The Israeli government’s policy proves that the outposts are effectively settlements – only you’ll never hear them being called that. 

“The outposts are not ‘hilltop youth.’ It is a carefully planned seizure of strategic points, the outposts have been coordinated with the Prime Minister.” – Adi Minz, former Yesha Council Chairman, 2004.

Since 1996 Israel no longer officially creates new settlements. This is an international guarantee of the government. Creating a new settlement requires a government decision, and with three exceptions (the legalization of the outposts Bruchin and Rechalim, together with Nofei Nechemia, and Sansana in 2013), there has been no such decision. Effectively, however, there are about 100 unofficial settlements in the West Bank. Officially, they are illegal. Officially, there are demolition orders against all the structures within these unofficial settlements. Practically, however they get unceasing support from the government and could not exist without it.

These settlements are euphemistically (and innocently) given the title “outposts.” Their history begins two years after that government decision, when Foreign Minister Ariel Sharon called upon the settlers to storm the hills and take them over. What you’ll seize, we’ll keep, he told them. And thus the outpost movement was born.

In 2005, the Sasson Report on this outposts was presented  to the government; in its honor, we recently published a new position paper titled “Under the Radar.” Sasson already noticed the method back then: the entire Israeli establishment more or less aids and abets the creation of outposts. After the land grab by Israeli civilians, the IDF promptly provides them with protection. Then, other authorities make sure water and electricity are provided. A short while after that, we have “facts on the ground,” which require legal procedures to change (procedures that can take years in the court system). Even when it is clear that construction there is illegal, no one is tried – there is no single Israeli unit in charge of enforcing construction in the West Bank. Recently, the High Court of Justice accepted the position of the State’s Attorney, according to which those in charge of the illegal construction of Ulpana Hill in Beit El should not be tried. The government used the stunning excuse: since it never indicted anyone for this offense, it may be that the suspects will attempt to claim “abuse of process.” If we take this logic further – and not much further – there will simply never be any point in attempting to try someone for taking over land in the West Bank. He or she will always be able to claim abuse of process.

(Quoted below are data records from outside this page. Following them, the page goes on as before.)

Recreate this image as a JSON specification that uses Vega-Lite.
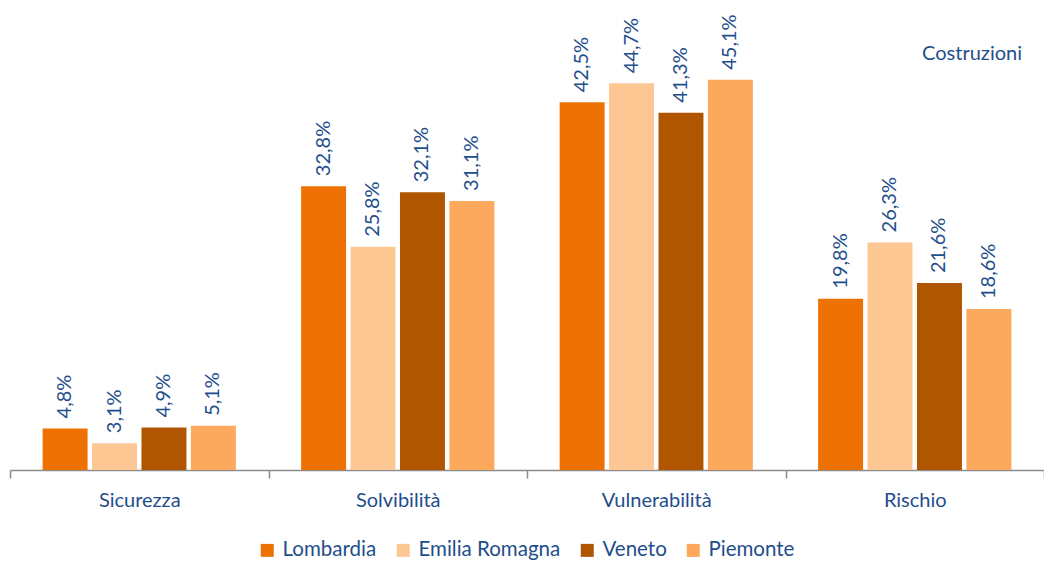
{
  "$schema": "https://vega.github.io/schema/vega-lite/v6.json",
  "width": 1034,
  "height": 398,
  "autosize": {"type": "none"},
  "padding": {"left": 10, "top": 72, "right": 0, "bottom": 91},
  "background": "white",
  "title": {
    "text": "Costruzioni",
    "anchor": "end",
    "frame": "group",
    "orient": "top",
    "offset": 0,
    "dx": -22,
    "dy": 50,
    "font": "Lato",
    "fontSize": 20,
    "fontWeight": "normal",
    "color": "#1F4E8C"
  },
  "data": {
    "values": [
      {"indicatore": "Sicurezza", "regione": "Lombardia", "quota": 0.048},
      {"indicatore": "Sicurezza", "regione": "Emilia Romagna", "quota": 0.031},
      {"indicatore": "Sicurezza", "regione": "Veneto", "quota": 0.049},
      {"indicatore": "Sicurezza", "regione": "Piemonte", "quota": 0.051},
      {"indicatore": "Solvibilità", "regione": "Lombardia", "quota": 0.328},
      {"indicatore": "Solvibilità", "regione": "Emilia Romagna", "quota": 0.258},
      {"indicatore": "Solvibilità", "regione": "Veneto", "quota": 0.321},
      {"indicatore": "Solvibilità", "regione": "Piemonte", "quota": 0.311},
      {"indicatore": "Vulnerabilità", "regione": "Lombardia", "quota": 0.425},
      {"indicatore": "Vulnerabilità", "regione": "Emilia Romagna", "quota": 0.447},
      {"indicatore": "Vulnerabilità", "regione": "Veneto", "quota": 0.413},
      {"indicatore": "Vulnerabilità", "regione": "Piemonte", "quota": 0.451},
      {"indicatore": "Rischio", "regione": "Lombardia", "quota": 0.198},
      {"indicatore": "Rischio", "regione": "Emilia Romagna", "quota": 0.263},
      {"indicatore": "Rischio", "regione": "Veneto", "quota": 0.216},
      {"indicatore": "Rischio", "regione": "Piemonte", "quota": 0.186}
    ]
  },
  "encoding": {
    "x": {
      "field": "indicatore",
      "type": "nominal",
      "sort": ["Sicurezza", "Solvibilità", "Vulnerabilità", "Rischio"],
      "scale": {"paddingInner": 0, "paddingOuter": 0},
      "axis": {
        "title": null,
        "labelAngle": 0,
        "tickBand": "extent",
        "tickSize": 8,
        "tickWidth": 1.5,
        "tickColor": "#8C8C8C",
        "domainColor": "#8C8C8C",
        "domainWidth": 1.5,
        "labelFont": "Lato",
        "labelFontSize": 20,
        "labelColor": "#1F4E8C",
        "labelPadding": 12
      }
    },
    "xOffset": {
      "field": "regione",
      "type": "nominal",
      "sort": ["Lombardia", "Emilia Romagna", "Veneto", "Piemonte"],
      "scale": {"paddingInner": 0.09, "paddingOuter": 0.66}
    },
    "y": {
      "field": "quota",
      "type": "quantitative",
      "scale": {"domain": [0, 0.46], "nice": false, "zero": true},
      "axis": null
    }
  },
  "layer": [
    {
      "mark": {"type": "bar"},
      "encoding": {
        "color": {
          "field": "regione",
          "type": "nominal",
          "sort": ["Lombardia", "Emilia Romagna", "Veneto", "Piemonte"],
          "scale": {
            "domain": ["Lombardia", "Emilia Romagna", "Veneto", "Piemonte"],
            "range": ["#EE7203", "#FDC794", "#B05600", "#FCA95E"]
          },
          "legend": {
            "title": null,
            "orient": "none",
            "legendX": 247,
            "legendY": 468,
            "direction": "horizontal",
            "symbolType": "square",
            "symbolSize": 169,
            "symbolStrokeWidth": 0,
            "labelFont": "Lato",
            "labelFontSize": 20.5,
            "labelColor": "#1F4E8C",
            "labelOffset": 5,
            "columnPadding": 16
          }
        }
      }
    },
    {
      "mark": {
        "type": "text",
        "angle": 270,
        "align": "left",
        "baseline": "middle",
        "dx": 10,
        "font": "Lato",
        "fontSize": 20,
        "color": "#1F4E8C"
      },
      "encoding": {
        "text": {"field": "quota", "type": "quantitative", "format": ".1%"}
      }
    }
  ],
  "config": {
    "view": {"stroke": null},
    "locale": {
      "number": {
        "decimal": ",",
        "thousands": ".",
        "grouping": [3],
        "currency": ["", " €"]
      }
    }
  }
}
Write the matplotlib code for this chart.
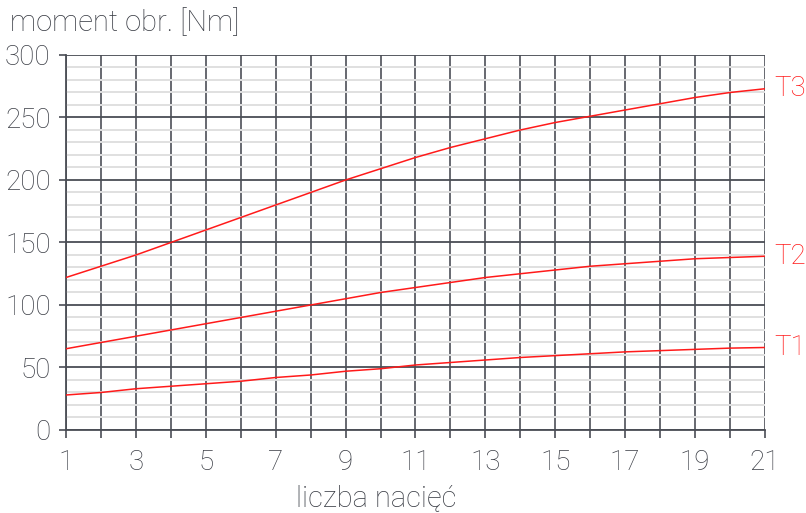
import numpy as np
import matplotlib
matplotlib.use("Agg")
import matplotlib.pyplot as plt

# ─── Data ─────────────────────────────────────────────────────────────────────
cuts = list(range(1, 22))
t1 = [28, 30, 33, 35, 37, 39, 42, 44, 47, 49, 52, 54, 56, 58, 59.5, 61, 62.5, 63.5, 64.5, 65.5, 66]
t2 = [65, 70, 75, 80, 85, 90, 95, 100, 105, 110, 114, 118, 122, 125, 128, 131, 133, 135, 137, 138, 139]
t3 = [122, 131, 140, 150, 160, 170, 180, 190, 200, 209, 218, 226, 233, 240, 246, 251, 256, 261, 266, 270, 273]
series = {"T1": t1, "T2": t2, "T3": t3}

x_ticklabels = list(range(1, 22, 2))
y_ticks = list(range(0, 301, 50))

TXT = "#3a3d45"
RED = "#ff1a1a"
plt.rcParams["font.family"] = ["Roboto", "DejaVu Sans"]
plt.rcParams["font.weight"] = "light"
FS = 20

fig = plt.figure(figsize=(8.06, 5.13), dpi=100)
ax = fig.add_axes([0.0819, 0.1618, 0.8672, 0.731])

ax.set_xlim(1, 21)
ax.set_ylim(0, 300)

# grid: light every 10, dark every 50, dark verticals every 1
ax.set_yticks(np.arange(0, 301, 10), minor=True)
ax.set_yticks(y_ticks)
ax.set_xticks(cuts)
ax.grid(which="minor", axis="y", color="#e0e0e0", lw=1.4)
ax.grid(which="major", axis="y", color="#4a4d55", lw=1.3)
ax.grid(which="major", axis="x", color="#5a5d65", lw=1.3)
ax.set_axisbelow(True)

for name, vals in series.items():
    ax.plot(cuts, vals, color=RED, lw=1.1, zorder=3)
    ax.text(21.28, vals[-1], name, color=RED, fontsize=FS, va="center",
            ha="left")

ax.set_xticklabels([str(c) if c in x_ticklabels else "" for c in cuts])
ax.tick_params(axis="x", which="major", length=6, width=1.2, color="#4a4d55",
               labelsize=FS, labelcolor=TXT, pad=8)
ax.tick_params(axis="y", which="major", length=5, width=1.2, color="#4a4d55",
               labelsize=FS, labelcolor=TXT, pad=6)
ax.tick_params(axis="y", which="minor", length=0)

for side in ["top", "right"]:
    ax.spines[side].set_visible(False)
ax.spines["left"].set_color("#4a4d55")
ax.spines["bottom"].set_color("#4a4d55")
ax.spines["left"].set_linewidth(1.3)
ax.spines["bottom"].set_linewidth(1.3)

fig.text(0.013, 0.955, "moment obr. [Nm]", fontsize=21, color=TXT,
         va="center", ha="left")
fig.text(0.467, 0.03, "liczba nacięć", fontsize=21, color=TXT,
         va="center", ha="center")

fig.savefig("out.png", dpi=100)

Looking at the court statements by the state on issue of the outposts, we see how its position slowly changes. In 2008, the state took the position that it intends to remove many of the outposts, but that it shall do so at its own pace and by its own reasons. The state did not tell the truth; it did not remove even a single outpost without a clear order by a court. This, of course, was able to buy it some time.

In 2011 there was a change in the state’s position, when it told the courts that intends to pursue a course of partial enforcement. It would remove outposts built on private land, but will examine the possibility of legalizing those built on public land (which it prefers to call “state land” in order to create the impression that it owns them).

But this position also changes. In 2012, the government ordered the formation of the Levi Commission (for more on that commission, see here, here and here.) It ruled that the outposts are to be legalized, while rejecting the Partition Decision of 1947 and returning to the Balfour Declaration. In 2013, the state therefore changed its position once more: it tells the court that unless there is a concrete appellant who is an owner of land and prove that the land upon which the outpost is built belongs to him, then “political considerations” take precedence over law enforcement. That is, the state, represented by the state’s attorneys – tasked with enforcing the law – is telling the court something astonishing: political will can override the acute need of any civilized state to enforce its laws; that political will can force back the old precept that “one should pray for the welfare of the realm, for without fear of it, man will eat man alive.” It should be noted that in one of his latest rulings, ordering the removal of the illegal outpost of Amona, Chief Justice Grunis ruled that in the case of illegal construction, there is no need for a concrete appellant; the very illegality of the construction requires demolition.

During 2013 and 2014, we see another change in the state’s position: now it tells the court that while legally, the outposts mentioned in the petition ought to be removed, “special circumstances” prevent this removal.

Following the state’s behavior, we see the following deplorable pattern: historically, the government of Israel decided to mislead both the world and its own court system. The government created some 100 new settlements contrary to international law and its own obligations; it provides these settlements with every sort of aid, beginning with military protection and ending with legal cover. These days, it is trying to legalize about a quarter of the outposts – some are declared settlements, some are called “neighborhoods” inside already-existing settlements. In order to protect these settlements, it is willing to shake the foundations of the rule of law — one of the foundations of the modern state — and it is willing to quietly ally itself with felons. Those felons, in effect, become its emissaries, the people over whom the state spreads its aegis. It promises them that it will reward them with the land they grabbed by force for the felonies they commit in its secret service.